- At least 59% of accelerated inflation is attributable to war in Ukraine, said SBI economists.
- RBI is set to hike rates by another 0.75 per cent.
- The economists said they did a study of the Russian invasion's impact on inflation.
At least 59 per cent of the accelerated inflation is attributable to the impact of the geopolitical conflict triggered by the Russian invasion of Ukraine, economists at SBI said on Monday. In the face of the heightened inflation situation – the headline number touched nearly 7.8 per cent for April, and the RBI is set to hike rates by another 0.75 per cent to get the repo rate back to the pre-pandemic level of 5.15 per cent, they added.

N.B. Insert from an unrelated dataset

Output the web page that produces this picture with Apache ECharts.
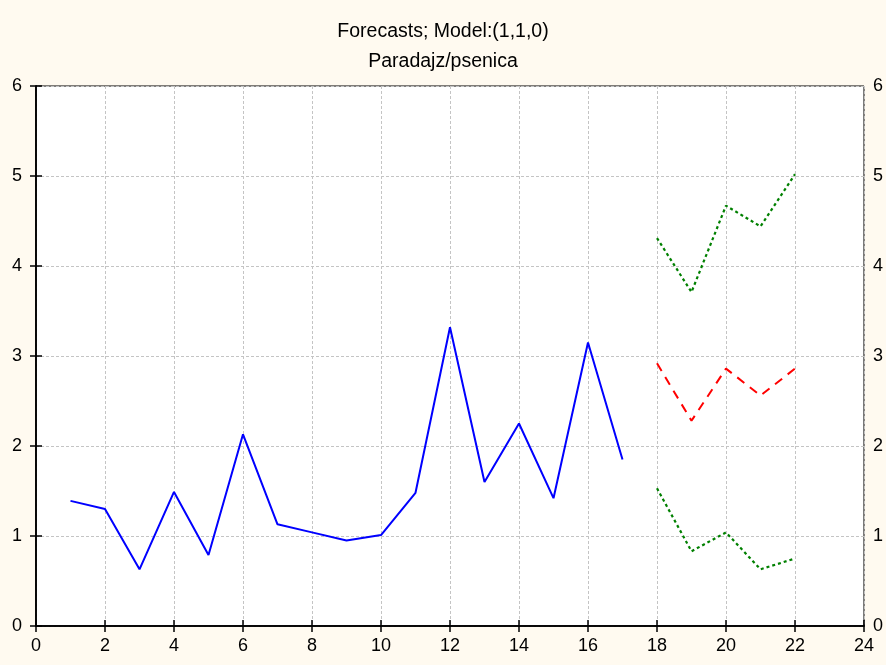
<!DOCTYPE html>
<html>
<head>
<meta charset="utf-8">
<script src="https://cdn.jsdelivr.net/npm/echarts@6/dist/echarts.min.js"></script>
<style>html,body{margin:0;padding:0;background:#fffaf0;}#c{width:886px;height:665px;}</style>
</head>
<body>
<div id="c"></div>
<script>
var observedX = [1,2,3,4,5,6,7,8,9,10,11,12,13,14,15,16,17];
var observedY = [1.39,1.30,0.63,1.49,0.79,2.13,1.13,1.04,0.95,1.01,1.48,3.32,1.60,2.25,1.42,3.15,1.85];
var forecastX = [18,19,20,21,22];
var forecastY = [2.92,2.28,2.86,2.56,2.86];
var upperY = [4.31,3.71,4.67,4.44,5.02];
var lowerY = [1.53,0.83,1.04,0.63,0.75];
var xTicks = [0,2,4,6,8,10,12,14,16,18,20,22,24];
var yTicks = [0,1,2,3,4,5,6];

function pairs(xs, ys){ return xs.map(function(x,i){ return [x, ys[i]]; }); }

var font = 'Liberation Sans, Arial, sans-serif';
var tickFont = 18;
var chart = echarts.init(document.getElementById('c'), null, {renderer:'canvas'});
var axisCommon = {
  type:'value',
  axisLine:{show:true, lineStyle:{color:'#000', width:1.5}},
  axisTick:{show:true, inside:true, length:6, lineStyle:{color:'#000', width:1.5}},
  axisLabel:{color:'#000', fontFamily:font, fontSize:tickFont},
  splitLine:{show:false}
};
chart.setOption({
  backgroundColor:'#fffaf0',
  animation:false,
  title:[
    {text:'Forecasts; Model:(1,1,0)', left:'center', top:17, textStyle:{fontFamily:font, fontSize:19.5, fontWeight:'normal', color:'#000'}},
    {text:'Paradajz/psenica', left:'center', top:47, textStyle:{fontFamily:font, fontSize:19.5, fontWeight:'normal', color:'#000'}}
  ],
  grid:{left:36, right:22, top:86, bottom:39, show:true, backgroundColor:'#fff', borderColor:'#000', borderWidth:1},
  xAxis:[
    Object.assign({}, axisCommon, {min:0, max:24, interval:2, position:'bottom',
      axisLabel:{color:'#000', fontFamily:font, fontSize:tickFont, margin:11, formatter:function(v){return xTicks.indexOf(v)>=0? String(v):'';}},
      splitLine:{show:true, lineStyle:{color:'#c4c4c4', type:[3,2], width:1}}}),
    Object.assign({}, axisCommon, {min:0, max:24, interval:2, position:'top', axisLabel:{show:false}})
  ],
  yAxis:[
    Object.assign({}, axisCommon, {min:0, max:6, interval:1, position:'left',
      axisLabel:{color:'#000', fontFamily:font, fontSize:tickFont, margin:14, formatter:function(v){return yTicks.indexOf(v)>=0? String(v):'';}},
      splitLine:{show:true, lineStyle:{color:'#c4c4c4', type:[3,2], width:1}}}),
    Object.assign({}, axisCommon, {min:0, max:6, interval:1, position:'right',
      axisLabel:{color:'#000', fontFamily:font, fontSize:tickFont, margin:9}})
  ],
  series:[
    {type:'line', data:pairs(observedX, observedY), showSymbol:false, symbol:'none', lineStyle:{color:'#0000ff', width:2}},
    {type:'line', data:pairs(forecastX, forecastY), showSymbol:false, symbol:'none', lineStyle:{color:'#ff0000', width:2, type:[9,7]}},
    {type:'line', data:pairs(forecastX, upperY), showSymbol:false, symbol:'none', lineStyle:{color:'#008000', width:2.2, type:[3,3]}},
    {type:'line', data:pairs(forecastX, lowerY), showSymbol:false, symbol:'none', lineStyle:{color:'#008000', width:2.2, type:[3,3]}}
  ]
});
</script>
</body>
</html>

The economists said they did a study of the Russian invasion's impact on inflation, which revealed that 59 per cent of the jump in prices is due to geopolitical events.
Using February as the base case, the study revealed that because of war alone, food and beverages, fuel, light and transport contributed 52 per cent of the increase, while another 7 per cent impact came from the jump in input prices for the FMCG sector.
Stating that the inflation is unlikely to correct anytime soon, the note said there is a difference between rural and urban areas when it comes to price rises. The former are impacted more by higher food price pressures, while the latter are showing more impact because of the fuel price hikes.
"Against the continued increase in inflation, it is now almost certain that RBI will raise rates in forthcoming June and August policy and will take it to the pre-pandemic level of 5.15 per cent by August," it said, adding that the biggest question for the central bank to ponder is whether inflation will tread down meaningfully because of such rate hikes if war-related disruptions do not subside quickly.
It also needs to check if growth could be a large casualty in case of large and persistent rate increases, even as inflation prints will continue to be of serious concern, the note added.
Backing the RBI in its moves to quell inflation by rate hikes, the economists said there can also be a positive impact of the hikes. "A higher interest rate will be also positive for the financial system as risks will get repriced," it said.
They also advocated RBI interventions in the NDF (non-deliverable forwards) market instead of the onshore market through banks to support the rupee as this has the benefit of not impacting rupee liquidity.
"This will also save the foreign exchange reserves, with the only settlement of differential amount with counter-parties on maturity dates," they added.